Spark is the next generation that pretty much works like Hadoop that processes data cached in the memory. Its objective is to make data analysis fast to run and write with a general execution model. This can optimize arbitrary operator graphs and support in-memory computing, which lets it query data faster than disk-based engines like Hadoop.

It also supports streaming data, run ML algorithms on clusters.

HBase

HBase is a column-oriented database management system that runs on top of HDFS. HBase applications are written in Java, very much like the MapReduce application. It comprises a set of tables, where each table contains rows and columns like a traditional database. When the data falls into the big table, HBase will store the data, search it and automatically share the table across multiple nodes so that MapReduce jobs can run it locally.
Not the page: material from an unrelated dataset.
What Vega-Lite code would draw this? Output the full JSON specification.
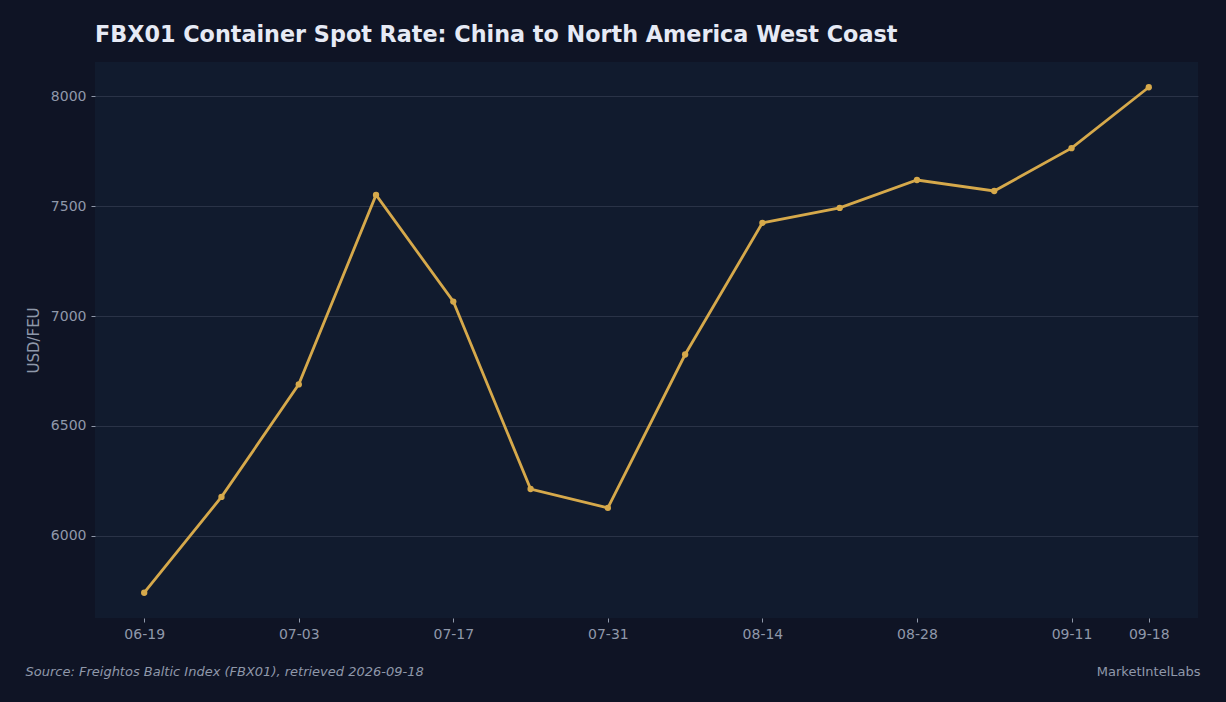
{
  "$schema": "https://vega.github.io/schema/vega-lite/v6.json",
  "description": "FBX01 weekly container spot rate, China to North America West Coast.",
  "autosize": {"type": "none"},
  "width": 1103,
  "height": 556,
  "padding": {"left": 95, "top": 62, "right": 28, "bottom": 84},
  "background": "#0f1425",
  "view": {"fill": "#111b2e", "stroke": null},
  "title": {
    "text": "FBX01 Container Spot Rate: China to North America West Coast",
    "anchor": "start",
    "frame": "group",
    "font": "DejaVu Sans",
    "fontSize": 22.3,
    "fontWeight": "bold",
    "color": "#e6eaf5",
    "baseline": "alphabetic",
    "offset": -2
  },
  "config": {
    "font": "DejaVu Sans",
    "axis": {
      "labelColor": "#8f98aa",
      "labelFont": "DejaVu Sans",
      "labelFontSize": 14,
      "titleColor": "#8f98aa",
      "titleFont": "DejaVu Sans",
      "titleFontWeight": "normal",
      "tickColor": "#8f98aa",
      "tickSize": 4,
      "domain": false
    }
  },
  "data": {
    "values": [
      {"date": "2026-06-19", "rate": 5741},
      {"date": "2026-06-26", "rate": 6177},
      {"date": "2026-07-03", "rate": 6689},
      {"date": "2026-07-10", "rate": 7551},
      {"date": "2026-07-17", "rate": 7066},
      {"date": "2026-07-24", "rate": 6213},
      {"date": "2026-07-31", "rate": 6127},
      {"date": "2026-08-07", "rate": 6825},
      {"date": "2026-08-14", "rate": 7424},
      {"date": "2026-08-21", "rate": 7492},
      {"date": "2026-08-28", "rate": 7619},
      {"date": "2026-09-04", "rate": 7569},
      {"date": "2026-09-11", "rate": 7764},
      {"date": "2026-09-18", "rate": 8041}
    ]
  },
  "resolve": {"axis": {"x": "independent"}},
  "layer": [
    {
      "mark": {"type": "line", "color": "#d6a94b", "strokeWidth": 2.8},
      "encoding": {
        "x": {
          "field": "date",
          "type": "temporal",
          "scale": {
            "type": "utc",
            "domain": [
              {"year": 2026, "month": 6, "date": 14, "hours": 13, "utc": true},
              {"year": 2026, "month": 9, "date": 22, "hours": 11, "utc": true}
            ]
          },
          "axis": {
            "values": [
              {"year": 2026, "month": 6, "date": 19, "utc": true},
              {"year": 2026, "month": 7, "date": 3, "utc": true},
              {"year": 2026, "month": 7, "date": 17, "utc": true},
              {"year": 2026, "month": 7, "date": 31, "utc": true},
              {"year": 2026, "month": 8, "date": 14, "utc": true},
              {"year": 2026, "month": 8, "date": 28, "utc": true},
              {"year": 2026, "month": 9, "date": 11, "utc": true},
              {"year": 2026, "month": 9, "date": 18, "utc": true}
            ],
            "labelExpr": "utcFormat(datum.value, '%m-%d')",
            "grid": false,
            "labelPadding": 5,
            "labelFlush": false,
            "labelOverlap": false,
            "title": "Source: Freightos Baltic Index (FBX01), retrieved 2026-09-18",
            "titleFontStyle": "italic",
            "titleFontSize": 13,
            "titleAnchor": "start",
            "titleAlign": "left",
            "titleBaseline": "alphabetic",
            "titleX": -70,
            "titleY": 57
          }
        },
        "y": {
          "field": "rate",
          "type": "quantitative",
          "scale": {"domain": [5626, 8156], "nice": false, "zero": false},
          "axis": {
            "values": [6000, 6500, 7000, 7500, 8000],
            "format": "d",
            "grid": true,
            "gridColor": "#2a3347",
            "gridWidth": 1,
            "labelPadding": 5,
            "title": "USD/FEU",
            "titleFontSize": 15,
            "titlePadding": 9
          }
        }
      }
    },
    {
      "mark": {"type": "circle", "color": "#d6a94b", "size": 40, "opacity": 1},
      "encoding": {
        "x": {
          "field": "date",
          "type": "temporal",
          "axis": {
            "orient": "bottom",
            "labels": false,
            "ticks": false,
            "grid": false,
            "title": "MarketIntelLabs",
            "titleFontSize": 13,
            "titleAlign": "right",
            "titleAnchor": "end",
            "titleBaseline": "alphabetic",
            "titleX": 1105,
            "titleY": 57
          }
        },
        "y": {"field": "rate", "type": "quantitative"}
      }
    }
  ]
}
HBase offers a limited guarantee for some local changes. The changes that happen in a single row can succeed or fail at the same time.

It has a dynamic data model and not a relational DBMS.

Storm

A system for processing streaming data in real time.
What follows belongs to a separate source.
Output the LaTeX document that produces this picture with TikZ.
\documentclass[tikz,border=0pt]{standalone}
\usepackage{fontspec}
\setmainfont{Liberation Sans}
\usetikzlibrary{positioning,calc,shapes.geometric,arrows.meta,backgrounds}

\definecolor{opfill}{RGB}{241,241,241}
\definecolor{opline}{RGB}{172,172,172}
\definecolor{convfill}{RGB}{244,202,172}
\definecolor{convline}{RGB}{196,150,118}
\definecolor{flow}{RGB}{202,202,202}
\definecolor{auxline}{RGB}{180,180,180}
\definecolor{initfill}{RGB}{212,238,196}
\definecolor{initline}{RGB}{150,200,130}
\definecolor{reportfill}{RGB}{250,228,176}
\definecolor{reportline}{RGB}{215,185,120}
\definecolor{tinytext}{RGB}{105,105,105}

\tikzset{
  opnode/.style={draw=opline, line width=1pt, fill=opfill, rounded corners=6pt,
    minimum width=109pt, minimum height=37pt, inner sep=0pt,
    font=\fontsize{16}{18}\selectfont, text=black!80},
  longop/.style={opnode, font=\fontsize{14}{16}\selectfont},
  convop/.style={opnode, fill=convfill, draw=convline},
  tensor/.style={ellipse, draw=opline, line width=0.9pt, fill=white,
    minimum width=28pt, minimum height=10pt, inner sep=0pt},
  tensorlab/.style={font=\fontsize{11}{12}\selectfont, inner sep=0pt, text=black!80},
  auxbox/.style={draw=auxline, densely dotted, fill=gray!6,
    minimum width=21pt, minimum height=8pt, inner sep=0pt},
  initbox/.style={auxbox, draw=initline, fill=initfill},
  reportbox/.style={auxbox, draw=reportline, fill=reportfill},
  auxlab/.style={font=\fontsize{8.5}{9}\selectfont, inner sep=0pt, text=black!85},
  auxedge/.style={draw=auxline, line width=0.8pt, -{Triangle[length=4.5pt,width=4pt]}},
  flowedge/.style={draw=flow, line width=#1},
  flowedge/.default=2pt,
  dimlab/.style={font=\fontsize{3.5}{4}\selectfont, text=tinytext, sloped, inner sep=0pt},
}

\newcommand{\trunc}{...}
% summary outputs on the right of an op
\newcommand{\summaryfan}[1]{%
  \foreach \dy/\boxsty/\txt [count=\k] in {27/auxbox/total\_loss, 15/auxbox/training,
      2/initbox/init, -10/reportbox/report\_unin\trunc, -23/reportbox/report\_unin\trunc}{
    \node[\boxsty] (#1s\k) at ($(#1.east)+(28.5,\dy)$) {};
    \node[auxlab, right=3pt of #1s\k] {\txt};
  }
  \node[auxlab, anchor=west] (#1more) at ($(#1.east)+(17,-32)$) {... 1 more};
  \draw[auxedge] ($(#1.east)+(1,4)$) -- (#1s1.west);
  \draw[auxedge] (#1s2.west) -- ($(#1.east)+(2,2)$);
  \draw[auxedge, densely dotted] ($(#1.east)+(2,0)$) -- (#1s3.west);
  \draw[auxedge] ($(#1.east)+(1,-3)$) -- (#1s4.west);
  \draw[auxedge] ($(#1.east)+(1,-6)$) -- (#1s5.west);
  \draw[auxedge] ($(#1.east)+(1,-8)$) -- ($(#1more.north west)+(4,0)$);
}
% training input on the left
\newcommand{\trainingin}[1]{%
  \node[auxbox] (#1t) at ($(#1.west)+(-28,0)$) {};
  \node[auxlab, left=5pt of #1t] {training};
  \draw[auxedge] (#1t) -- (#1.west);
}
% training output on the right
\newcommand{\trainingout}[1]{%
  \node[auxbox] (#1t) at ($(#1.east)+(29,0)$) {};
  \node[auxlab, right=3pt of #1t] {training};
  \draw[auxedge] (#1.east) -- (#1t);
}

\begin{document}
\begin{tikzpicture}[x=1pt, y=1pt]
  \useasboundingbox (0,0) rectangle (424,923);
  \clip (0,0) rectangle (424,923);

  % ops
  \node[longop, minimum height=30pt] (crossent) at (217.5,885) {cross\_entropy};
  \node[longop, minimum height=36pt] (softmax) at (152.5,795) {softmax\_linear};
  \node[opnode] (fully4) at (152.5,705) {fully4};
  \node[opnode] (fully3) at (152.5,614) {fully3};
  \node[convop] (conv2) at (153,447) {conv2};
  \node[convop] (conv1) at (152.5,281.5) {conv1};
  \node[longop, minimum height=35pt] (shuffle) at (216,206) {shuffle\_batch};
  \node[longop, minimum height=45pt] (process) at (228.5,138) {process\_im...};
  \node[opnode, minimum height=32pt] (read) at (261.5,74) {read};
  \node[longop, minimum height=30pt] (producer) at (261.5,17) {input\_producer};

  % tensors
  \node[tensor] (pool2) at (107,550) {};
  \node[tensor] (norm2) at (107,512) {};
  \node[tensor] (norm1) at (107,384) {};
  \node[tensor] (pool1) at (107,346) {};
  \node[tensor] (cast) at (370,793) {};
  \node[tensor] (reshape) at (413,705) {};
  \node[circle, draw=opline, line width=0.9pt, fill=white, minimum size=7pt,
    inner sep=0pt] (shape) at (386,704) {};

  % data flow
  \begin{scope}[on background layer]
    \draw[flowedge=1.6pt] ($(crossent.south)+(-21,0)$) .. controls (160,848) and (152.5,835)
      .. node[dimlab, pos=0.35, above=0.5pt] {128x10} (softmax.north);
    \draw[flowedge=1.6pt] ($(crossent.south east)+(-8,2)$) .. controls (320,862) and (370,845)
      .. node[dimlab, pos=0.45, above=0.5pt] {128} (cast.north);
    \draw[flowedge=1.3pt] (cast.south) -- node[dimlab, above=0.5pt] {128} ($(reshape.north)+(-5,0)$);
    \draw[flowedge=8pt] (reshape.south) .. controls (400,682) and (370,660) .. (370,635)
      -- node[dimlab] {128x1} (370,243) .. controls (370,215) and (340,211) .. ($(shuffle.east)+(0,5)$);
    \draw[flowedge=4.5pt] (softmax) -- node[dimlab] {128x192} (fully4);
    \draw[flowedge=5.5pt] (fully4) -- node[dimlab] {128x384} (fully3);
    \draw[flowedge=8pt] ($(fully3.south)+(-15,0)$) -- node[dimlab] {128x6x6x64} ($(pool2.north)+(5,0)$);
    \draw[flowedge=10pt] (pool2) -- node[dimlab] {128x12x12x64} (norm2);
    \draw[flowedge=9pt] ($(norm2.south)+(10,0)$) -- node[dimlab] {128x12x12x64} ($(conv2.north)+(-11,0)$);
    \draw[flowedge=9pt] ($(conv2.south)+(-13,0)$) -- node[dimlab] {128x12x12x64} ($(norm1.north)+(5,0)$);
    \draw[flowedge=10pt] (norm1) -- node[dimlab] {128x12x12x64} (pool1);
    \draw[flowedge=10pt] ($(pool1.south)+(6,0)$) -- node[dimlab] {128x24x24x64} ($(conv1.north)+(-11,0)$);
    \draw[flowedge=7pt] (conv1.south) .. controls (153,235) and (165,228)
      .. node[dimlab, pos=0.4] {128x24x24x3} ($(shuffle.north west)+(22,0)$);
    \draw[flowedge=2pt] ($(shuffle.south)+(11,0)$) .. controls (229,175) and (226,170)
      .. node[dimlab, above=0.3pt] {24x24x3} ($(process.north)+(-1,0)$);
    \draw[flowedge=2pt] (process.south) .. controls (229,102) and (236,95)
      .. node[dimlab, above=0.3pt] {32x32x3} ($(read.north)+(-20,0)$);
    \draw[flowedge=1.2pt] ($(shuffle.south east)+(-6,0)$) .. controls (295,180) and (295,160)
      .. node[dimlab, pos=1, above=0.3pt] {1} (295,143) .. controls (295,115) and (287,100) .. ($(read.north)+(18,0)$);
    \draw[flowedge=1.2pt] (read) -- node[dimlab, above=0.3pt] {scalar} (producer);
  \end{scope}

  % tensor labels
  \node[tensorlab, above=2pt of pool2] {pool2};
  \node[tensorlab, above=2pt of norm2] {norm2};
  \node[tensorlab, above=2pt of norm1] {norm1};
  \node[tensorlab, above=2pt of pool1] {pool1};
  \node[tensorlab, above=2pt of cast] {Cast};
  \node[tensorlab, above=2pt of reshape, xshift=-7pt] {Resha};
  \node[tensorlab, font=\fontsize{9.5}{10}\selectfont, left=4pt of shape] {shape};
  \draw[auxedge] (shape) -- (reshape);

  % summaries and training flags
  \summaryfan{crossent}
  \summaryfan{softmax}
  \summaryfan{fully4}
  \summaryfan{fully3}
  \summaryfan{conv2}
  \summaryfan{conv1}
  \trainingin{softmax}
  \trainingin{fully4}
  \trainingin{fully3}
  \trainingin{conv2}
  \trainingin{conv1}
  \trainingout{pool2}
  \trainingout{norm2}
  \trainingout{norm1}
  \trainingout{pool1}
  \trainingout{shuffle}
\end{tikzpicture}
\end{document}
Apache Storm adds reliable real-time data processing capabilities to Enterprise Hadoop. Storm on YARN is powerful for scenarios requiring real-time analytics, machine learning and continuous monitoring of operations.

NoSQL

Some Hadoop clusters integrate with NoSQL data stores that come with their own mechanisms for storing data across a cluster of nodes. This allows them to store and retrieve data with all the features of the NoSQL database, after which Hadoop can be used to schedule data analysis jobs on the same cluster.

Mahout

Mahout is designed to implement a great number of algorithms, classifications and filtering of data analysis to Hadoop cluster. Many of the standard algorithms like K-means, Dirichelet, parallel pattern and Bayesian classifications are ready to run on the data with a Hadoop style Map and reduce.

Lucene/Solr

Lucene, written in Java integrates easily with Hadoop and is a natural companion for Hadoop. It is a tool meant for indexing large blocks of unstructured text. Lucene handles the indexing, while Hadoop handles the distributed queries across the cluster. Lucene-Hadoop features are rapidly evolving as new projects are being developed.

Avro

Avro is a serialization system that bundles the data together with a schema for understanding it. Each packet comes with a JSON data structure. JSON explains how the data can be parsed. The header of JSON specifies the structure for the data, where the need to write extra tags in the data to mark the fields can be avoided. The output is considerably more compact than the traditional formats like XML.

Oozie

A job can be simplified by breaking it into steps. On breaking the project in to multiple Hadoop jobs, Oozie starts processing them in the right sequence. It manages the workflow as specified by DAG (Directed Acyclic Graph) and there is no need for timely monitor.

Sqoop

Apache Sqoop is specially designed to transfer bulk data efficiently from the traditional databases into Hive or HBase. It can also be used to extract data from Hadoop and export it to external structured data-stores like relational databases and enterprise data warehouses. Sqoop is a command line tool, mapping between the tables and the data storage layer, translating the tables into a configurable combination of HDFS, HBase or Hive.

Flume

Gathering all the data is equal to storing and analyzing it. Apache Flume dispatches ‘special agents’ to gather information that will be stored in HDFS. The information gathered can be log files, Twitter API, or website scraps. These data can be chained and subjected to analyses.

Kafka

Apache Kafka is an open-source stream-processing software. It aims to provide a unified, high-throughput, low-latency platform for handling real-time data feeds. Its storage layer is essentially a "massively scalable pub/sub message queue designed as a distributed transaction log".

Zookeeper

Zookeeper is a centralized service that maintains, configures information, gives a name and provides distributed synchronization across a cluster. It imposes a file system-like hierarchy on the cluster and stores all of the metadata for the machines, so we can synchronize the work of the various machines.